### RECORDS FOR THE EXERCISE ###
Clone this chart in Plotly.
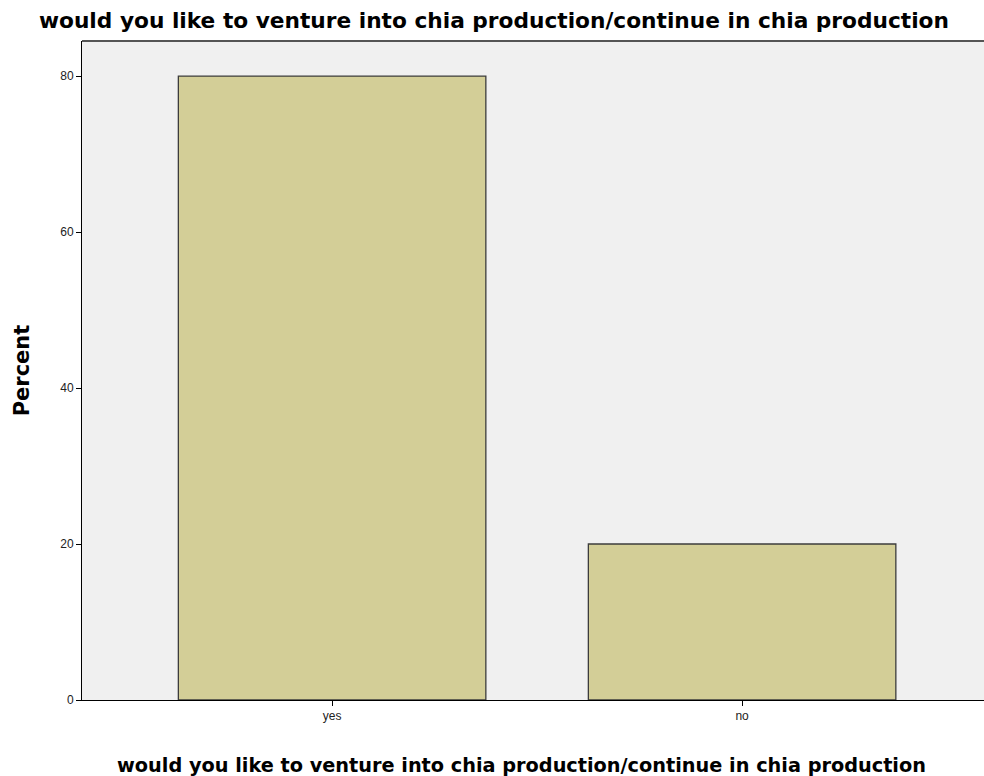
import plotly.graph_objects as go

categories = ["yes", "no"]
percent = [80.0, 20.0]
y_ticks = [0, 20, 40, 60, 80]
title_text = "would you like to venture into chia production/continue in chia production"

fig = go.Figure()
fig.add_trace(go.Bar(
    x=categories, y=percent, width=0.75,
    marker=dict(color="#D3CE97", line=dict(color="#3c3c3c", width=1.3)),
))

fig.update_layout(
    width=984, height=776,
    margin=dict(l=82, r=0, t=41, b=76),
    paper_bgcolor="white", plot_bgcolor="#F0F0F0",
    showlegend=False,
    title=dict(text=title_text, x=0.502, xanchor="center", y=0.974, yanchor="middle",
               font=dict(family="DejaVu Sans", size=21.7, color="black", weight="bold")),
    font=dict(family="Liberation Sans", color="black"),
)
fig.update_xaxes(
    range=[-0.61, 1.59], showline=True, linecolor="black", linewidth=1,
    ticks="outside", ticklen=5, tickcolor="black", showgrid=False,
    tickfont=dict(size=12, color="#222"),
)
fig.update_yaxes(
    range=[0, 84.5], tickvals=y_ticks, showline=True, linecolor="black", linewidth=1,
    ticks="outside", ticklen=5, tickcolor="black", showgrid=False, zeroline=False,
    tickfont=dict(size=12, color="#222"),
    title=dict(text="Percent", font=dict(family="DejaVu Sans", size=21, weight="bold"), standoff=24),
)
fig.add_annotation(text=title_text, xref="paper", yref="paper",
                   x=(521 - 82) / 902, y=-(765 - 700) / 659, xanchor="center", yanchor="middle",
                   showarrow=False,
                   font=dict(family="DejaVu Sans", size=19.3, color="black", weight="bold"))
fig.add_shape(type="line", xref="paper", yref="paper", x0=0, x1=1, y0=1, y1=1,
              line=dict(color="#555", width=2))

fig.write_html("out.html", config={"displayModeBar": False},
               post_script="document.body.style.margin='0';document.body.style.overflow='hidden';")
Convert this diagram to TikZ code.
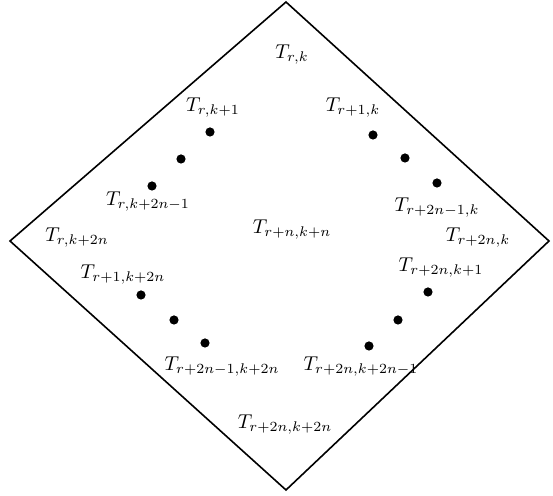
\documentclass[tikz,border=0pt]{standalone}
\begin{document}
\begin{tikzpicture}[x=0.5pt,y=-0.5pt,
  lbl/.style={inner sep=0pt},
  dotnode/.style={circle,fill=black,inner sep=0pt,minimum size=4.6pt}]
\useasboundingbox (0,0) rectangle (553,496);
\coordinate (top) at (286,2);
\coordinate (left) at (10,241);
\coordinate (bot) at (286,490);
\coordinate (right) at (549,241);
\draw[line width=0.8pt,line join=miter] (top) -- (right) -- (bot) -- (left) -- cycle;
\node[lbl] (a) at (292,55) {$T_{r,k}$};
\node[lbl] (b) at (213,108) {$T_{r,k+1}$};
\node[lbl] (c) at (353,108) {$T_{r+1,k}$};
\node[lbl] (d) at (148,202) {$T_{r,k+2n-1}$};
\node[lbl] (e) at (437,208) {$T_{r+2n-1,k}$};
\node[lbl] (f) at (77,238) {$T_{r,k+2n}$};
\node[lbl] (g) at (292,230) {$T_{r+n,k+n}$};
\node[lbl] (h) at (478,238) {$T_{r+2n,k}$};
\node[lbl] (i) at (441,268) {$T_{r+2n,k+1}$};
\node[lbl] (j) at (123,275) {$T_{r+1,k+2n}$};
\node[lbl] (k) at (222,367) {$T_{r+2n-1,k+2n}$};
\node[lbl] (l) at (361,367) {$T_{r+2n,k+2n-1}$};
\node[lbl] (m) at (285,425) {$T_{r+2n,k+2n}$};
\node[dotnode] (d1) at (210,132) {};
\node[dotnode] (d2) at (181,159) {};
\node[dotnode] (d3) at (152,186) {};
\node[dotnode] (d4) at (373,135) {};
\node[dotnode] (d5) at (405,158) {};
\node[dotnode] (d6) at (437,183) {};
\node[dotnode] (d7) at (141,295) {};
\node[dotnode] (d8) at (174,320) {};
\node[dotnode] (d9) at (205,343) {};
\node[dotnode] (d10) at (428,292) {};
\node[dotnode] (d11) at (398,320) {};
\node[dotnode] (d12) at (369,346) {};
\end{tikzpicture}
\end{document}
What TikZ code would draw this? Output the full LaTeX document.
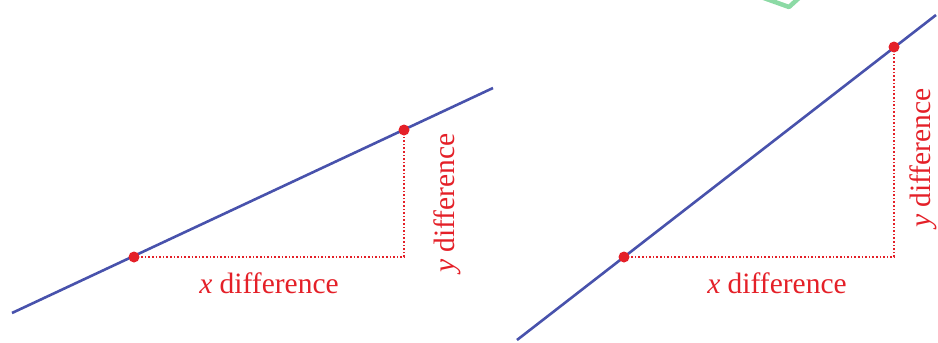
###
Every line of the data above should be quoted exactly. Omit the pictures.

Clone this chart in Plotly.
import plotly.graph_objects as go

categories = ["yes", "no"]
percent = [80.0, 20.0]
y_ticks = [0, 20, 40, 60, 80]
title_text = "would you like to venture into chia production/continue in chia production"

fig = go.Figure()
fig.add_trace(go.Bar(
    x=categories, y=percent, width=0.75,
    marker=dict(color="#D3CE97", line=dict(color="#3c3c3c", width=1.3)),
))

fig.update_layout(
    width=984, height=776,
    margin=dict(l=82, r=0, t=41, b=76),
    paper_bgcolor="white", plot_bgcolor="#F0F0F0",
    showlegend=False,
    title=dict(text=title_text, x=0.502, xanchor="center", y=0.974, yanchor="middle",
               font=dict(family="DejaVu Sans", size=21.7, color="black", weight="bold")),
    font=dict(family="Liberation Sans", color="black"),
)
fig.update_xaxes(
    range=[-0.61, 1.59], showline=True, linecolor="black", linewidth=1,
    ticks="outside", ticklen=5, tickcolor="black", showgrid=False,
    tickfont=dict(size=12, color="#222"),
)
fig.update_yaxes(
    range=[0, 84.5], tickvals=y_ticks, showline=True, linecolor="black", linewidth=1,
    ticks="outside", ticklen=5, tickcolor="black", showgrid=False, zeroline=False,
    tickfont=dict(size=12, color="#222"),
    title=dict(text="Percent", font=dict(family="DejaVu Sans", size=21, weight="bold"), standoff=24),
)
fig.add_annotation(text=title_text, xref="paper", yref="paper",
                   x=(521 - 82) / 902, y=-(765 - 700) / 659, xanchor="center", yanchor="middle",
                   showarrow=False,
                   font=dict(family="DejaVu Sans", size=19.3, color="black", weight="bold"))
fig.add_shape(type="line", xref="paper", yref="paper", x0=0, x1=1, y0=1, y1=1,
              line=dict(color="#555", width=2))

fig.write_html("out.html", config={"displayModeBar": False},
               post_script="document.body.style.margin='0';document.body.style.overflow='hidden';")
Convert this diagram to TikZ code.
\documentclass[tikz,border=0pt]{standalone}
\begin{document}
\begin{tikzpicture}[x=0.5pt,y=-0.5pt,
  lbl/.style={inner sep=0pt},
  dotnode/.style={circle,fill=black,inner sep=0pt,minimum size=4.6pt}]
\useasboundingbox (0,0) rectangle (553,496);
\coordinate (top) at (286,2);
\coordinate (left) at (10,241);
\coordinate (bot) at (286,490);
\coordinate (right) at (549,241);
\draw[line width=0.8pt,line join=miter] (top) -- (right) -- (bot) -- (left) -- cycle;
\node[lbl] (a) at (292,55) {$T_{r,k}$};
\node[lbl] (b) at (213,108) {$T_{r,k+1}$};
\node[lbl] (c) at (353,108) {$T_{r+1,k}$};
\node[lbl] (d) at (148,202) {$T_{r,k+2n-1}$};
\node[lbl] (e) at (437,208) {$T_{r+2n-1,k}$};
\node[lbl] (f) at (77,238) {$T_{r,k+2n}$};
\node[lbl] (g) at (292,230) {$T_{r+n,k+n}$};
\node[lbl] (h) at (478,238) {$T_{r+2n,k}$};
\node[lbl] (i) at (441,268) {$T_{r+2n,k+1}$};
\node[lbl] (j) at (123,275) {$T_{r+1,k+2n}$};
\node[lbl] (k) at (222,367) {$T_{r+2n-1,k+2n}$};
\node[lbl] (l) at (361,367) {$T_{r+2n,k+2n-1}$};
\node[lbl] (m) at (285,425) {$T_{r+2n,k+2n}$};
\node[dotnode] (d1) at (210,132) {};
\node[dotnode] (d2) at (181,159) {};
\node[dotnode] (d3) at (152,186) {};
\node[dotnode] (d4) at (373,135) {};
\node[dotnode] (d5) at (405,158) {};
\node[dotnode] (d6) at (437,183) {};
\node[dotnode] (d7) at (141,295) {};
\node[dotnode] (d8) at (174,320) {};
\node[dotnode] (d9) at (205,343) {};
\node[dotnode] (d10) at (428,292) {};
\node[dotnode] (d11) at (398,320) {};
\node[dotnode] (d12) at (369,346) {};
\end{tikzpicture}
\end{document}
What TikZ code would draw this? Output the full LaTeX document.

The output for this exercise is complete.